To complete the process, purchase the chosen domain name. Follow the instructions provided by your registrar, which may include providing additional details like your email address and physical address. You will also need to add your payment details to finalize the purchase. Once you’ve completed this step, congratulations, you’ve successfully acquired your domain name!

Most domain registrars offer an auto-renewal feature to ensure you don’t lose your website’s domain due to forgetting to make the next payment.

Thus, after buying your domain name, you will need to renew it annually.

FAQ

When should I buy a domain name?

It’s a good idea to purchase your domain name as soon as possible. Many people buy domain names regularly, so if you delay, your desired name might already be taken.

What do I do after I buy my domain name?

After acquiring your domain name, the next step is to choose a web hosting service.

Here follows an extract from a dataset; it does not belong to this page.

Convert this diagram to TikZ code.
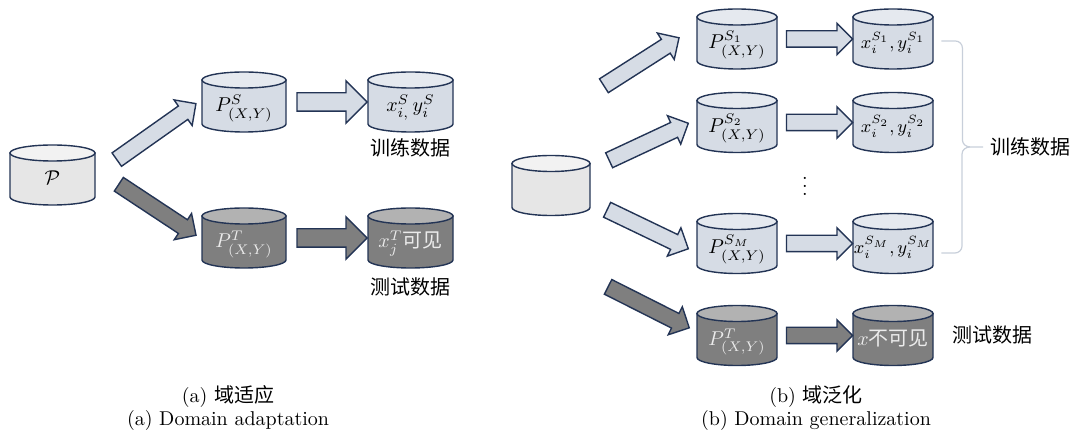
\documentclass[tikz,border=0pt]{standalone}
\usepackage{amsmath}
\usepackage{amssymb}
\usepackage{fontspec}
\newfontfamily\cjk{Noto Sans CJK SC}
\usetikzlibrary{
  shapes,
  calc
}
\definecolor{navy}{RGB}{35,52,85}
\definecolor{lightbody}{RGB}{214,220,229}
\definecolor{lighttop}{RGB}{229,233,239}
\definecolor{graybody}{RGB}{230,230,230}
\definecolor{graytop}{RGB}{242,242,242}
\definecolor{darkbody}{RGB}{127,127,127}
\definecolor{darktop}{RGB}{178,178,178}
\definecolor{bracecol}{RGB}{200,207,218}

\newcommand\db[6][]{%
  \begin{scope}[shift={#4}]
    \draw[edge, fill=#2body] (-#5,-22) -- (-#5,22)
      arc[start angle=180, end angle=0, x radius=#5, y radius=8] -- (#5,-22) -- cycle;
    \draw[edge, fill=#2top] (0,-22) ellipse[x radius=#5, y radius=8];
  \end{scope}
  \node[dbtext, minimum width=#5pt, #1] (#3) at #4 {#6};}

\newcommand\fatarrow[3]{\path let \p1=#2, \p2=#3,
  \n1={atan2(\y2-\y1,\x2-\x1)}, \n2={veclen(\x2-\x1,\y2-\y1)} in
  node[#1, rotate=\n1, minimum height=\n2] at ($(\p1)!.5!(\p2)$) {};}

\begin{document}
\begin{tikzpicture}[x=0.5pt, y=-0.5pt,
  edge/.style = {draw=navy, line width=0.7pt},
  dbtext/.style = {inner sep=0pt, minimum height=30pt,
    text height=1.3em, text depth=0.3em},
  dark/.style = {text=white!92!black},
  blockarrow/.style = {single arrow, edge, inner xsep=0pt,
    single arrow head indent=0pt},
  lightarrow/.style = {blockarrow, fill=lightbody},
  darkarrow/.style = {blockarrow, fill=darkbody},
  bigtip/.style = {inner ysep=4.25pt, single arrow head extend=6pt},
  smalltip/.style = {inner ysep=3.75pt, single arrow head extend=3.75pt},
  brace/.style = {draw=bracecol, line width=0.6pt}]
  \useasboundingbox (0,0) rectangle (1074,437);

  \db{gray}{src}{(52.5,175)}{42.5}{$\mathcal{P}$}
  \db{light}{ps}{(244,102)}{42}{$P^{S}_{(X,Y)}$}
  \db{light}{xs}{(410.5,102)}{42.5}{$x^{S}_{i,}\,y^{S}_{i}$}
  \db[dark]{dark}{pt}{(244,238)}{42}{$P^{T}_{(X,Y)}$}
  \db[dark]{dark}{xt}{(410.5,238)}{42.5}{$x^{T}_{j}$\cjk 可见}
  \node (tra) at (410,148) {\cjk 训练数据};
  \node (tea) at (410,287) {\cjk 测试数据};

  \fatarrow{lightarrow, smalltip}{($(src.east)+(18,-13)$)}{($(ps.west)+(-9,4)$)}
  \fatarrow{darkarrow, smalltip}{($(src.east)+(20,7)$)}{($(pt.west)+(-9,-5)$)}
  \fatarrow{lightarrow, bigtip}{($(ps.east)+(6,0)$)}{($(xs.west)+(-5,0)$)}
  \fatarrow{darkarrow, bigtip}{($(pt.east)+(6,0)$)}{($(xt.west)+(-5,0)$)}

  \db{gray}{srcb}{(551,185.5)}{39}{}
  \db{light}{p1}{(737,39)}{40}{$P^{S_1}_{(X,Y)}$}
  \db{light}{p2}{(737,122.5)}{40}{$P^{S_2}_{(X,Y)}$}
  \db{light}{pm}{(737,243.5)}{40}{$P^{S_M}_{(X,Y)}$}
  \db[dark]{dark}{ptb}{(737,335.5)}{40}{$P^{T}_{(X,Y)}$}
  \db[font=\small]{light}{x1}{(893,39)}{40}{$x^{S_1}_{i}, y^{S_1}_{i}$}
  \db[font=\small]{light}{x2}{(893,122.5)}{40}{$x^{S_2}_{i}, y^{S_2}_{i}$}
  \db[font=\small]{light}{xm}{(893,243.5)}{40}{$x^{S_M}_{i}, y^{S_M}_{i}$}
  \db[dark]{dark}{xtb}{(893,335.5)}{40}{$x$\cjk 不可见}
  \node (dots) at (805,180) {$\vdots$};
  \node[anchor=west] (trb) at (983,147) {\cjk 训练数据};
  \node[anchor=west] (teb) at (945,335) {\cjk 测试数据};

  \fatarrow{lightarrow, smalltip}{($(srcb.east)+(10,-97.5)$)}{($(p1.west)+(-21,1)$)}
  \fatarrow{lightarrow, smalltip}{($(srcb.east)+(15,-23.5)$)}{($(p2.west)+(-12,2.5)$)}
  \fatarrow{lightarrow, smalltip}{($(srcb.east)+(13,22.5)$)}{($(pm.west)+(-12,3.5)$)}
  \fatarrow{darkarrow, smalltip}{($(srcb.east)+(14,99.5)$)}{($(ptb.west)+(-11,-9.5)$)}
  \foreach \a/\b in {p1/x1, p2/x2, pm/xm}{
    \fatarrow{lightarrow, smalltip}{($(\a.east)+(5,0)$)}{($(\b.west)+(-4,0)$)}
  }
  \fatarrow{darkarrow, smalltip}{($(ptb.east)+(5,0)$)}{($(xtb.west)+(-4,0)$)}

  \draw[brace] ($(x1.east)+(8,2)$) -- ++(14,0) to[out=0,in=90] ++(7,7)
    |- ++(0,92) to[out=-90,in=180] ++(8,7) -- (trb.west);
  \draw[brace] ($(trb.west)+(-13,0)$) to[out=180,in=90] ++(-8,7)
    -- ++(0,92) to[out=-90,in=0] ++(-7,7) -- ($(xm.east)+(8,9.5)$);

  \node (capa) at (228,397) {(a) {\cjk 域适应}};
  \node (capa2) at (228,420) {(a) Domain adaptation};
  \node (capb) at (816,397) {(b) {\cjk 域泛化}};
  \node (capb2) at (816,420) {(b) Domain generalization};
\end{tikzpicture}
\end{document}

Think of your domain as the street address, and web hosting as the actual building located at that address where all your website’s files are stored.

Often, domain registrars also offer web hosting services, allowing you to get both in one place. If you prefer, you can obtain web hosting from providers like Bluehost, Hostinger, HostGator, and others. Regardless of the method, web hosting and domain registration are the essential components of creating a website.

Does a domain name registration expire?

Yes, every domain name has an expiration date. When you buy a domain name, you’ll see its expiration date along with the registration date. It’s crucial to make a note of this date and ensure you renew your domain name before it expires to avoid losing it.

Who sells website domains?

Domain registrars are the companies that sell domains. When you register or purchase a domain name, you do it through a domain registrar. GoDaddy is one of the most well-known and established registrars, but there are various other registrars available as well.